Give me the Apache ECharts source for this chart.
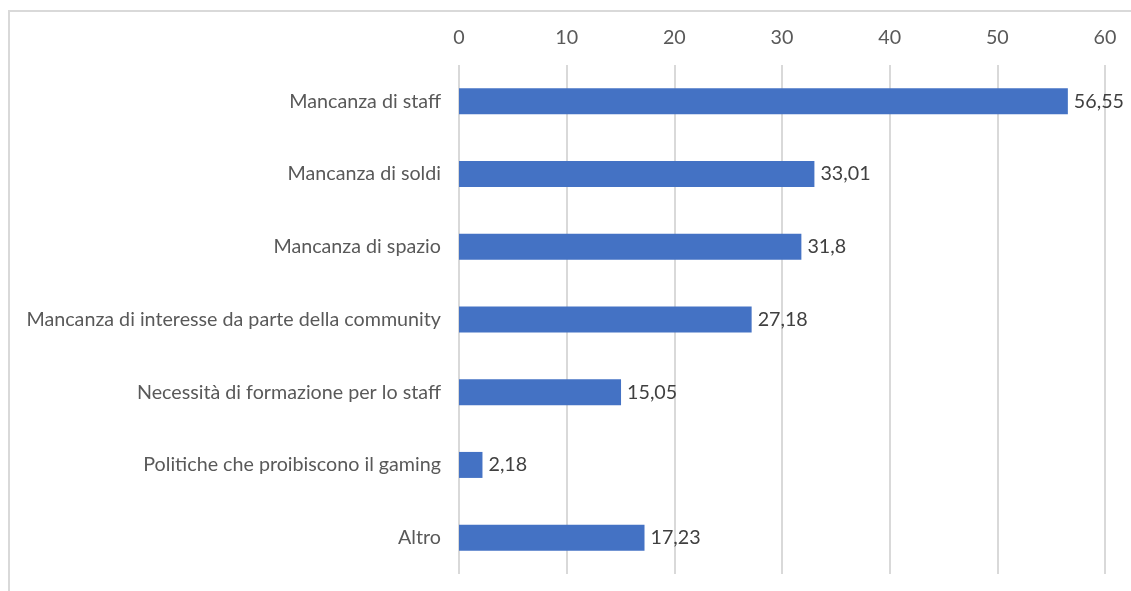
_ _ _ _ _ _ _
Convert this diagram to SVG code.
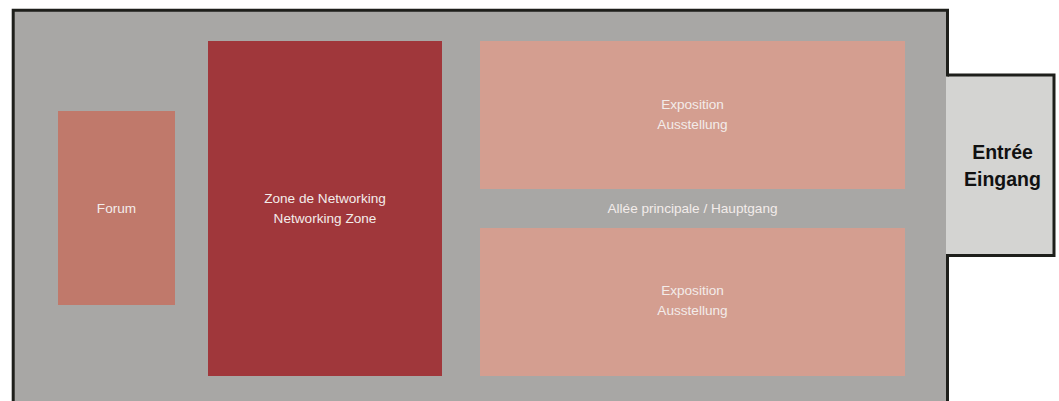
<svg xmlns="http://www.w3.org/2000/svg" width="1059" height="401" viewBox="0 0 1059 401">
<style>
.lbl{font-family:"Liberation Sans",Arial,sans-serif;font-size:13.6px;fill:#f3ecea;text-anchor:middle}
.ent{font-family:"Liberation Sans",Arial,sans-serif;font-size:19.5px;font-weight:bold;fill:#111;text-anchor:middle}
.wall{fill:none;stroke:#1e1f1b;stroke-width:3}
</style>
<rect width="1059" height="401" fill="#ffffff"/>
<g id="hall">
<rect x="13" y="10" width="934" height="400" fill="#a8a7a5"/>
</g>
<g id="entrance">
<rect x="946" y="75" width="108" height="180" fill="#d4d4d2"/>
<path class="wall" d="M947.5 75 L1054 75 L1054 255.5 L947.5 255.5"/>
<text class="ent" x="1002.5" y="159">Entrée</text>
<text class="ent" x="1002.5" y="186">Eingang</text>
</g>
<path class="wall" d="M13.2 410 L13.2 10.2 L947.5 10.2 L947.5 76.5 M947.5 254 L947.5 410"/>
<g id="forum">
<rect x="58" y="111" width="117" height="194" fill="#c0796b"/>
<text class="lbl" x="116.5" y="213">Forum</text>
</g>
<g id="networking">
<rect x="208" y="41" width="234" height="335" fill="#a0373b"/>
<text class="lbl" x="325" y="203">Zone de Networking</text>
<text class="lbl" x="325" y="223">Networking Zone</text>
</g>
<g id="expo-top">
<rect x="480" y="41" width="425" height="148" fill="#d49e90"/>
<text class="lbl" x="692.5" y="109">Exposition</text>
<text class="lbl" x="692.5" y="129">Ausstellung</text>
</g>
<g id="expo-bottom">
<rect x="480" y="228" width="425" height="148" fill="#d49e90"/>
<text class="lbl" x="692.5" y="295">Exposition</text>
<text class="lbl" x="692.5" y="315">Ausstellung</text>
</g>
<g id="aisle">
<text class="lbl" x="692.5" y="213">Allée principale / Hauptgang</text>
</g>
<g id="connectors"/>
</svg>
_ _ _ _ _ _ _
**Objective:** Only lines holding the string "this" are wanted; gather each one from the entries above.

**Response:**
Give me the Apache ECharts source for this chart.
Convert this diagram to SVG code.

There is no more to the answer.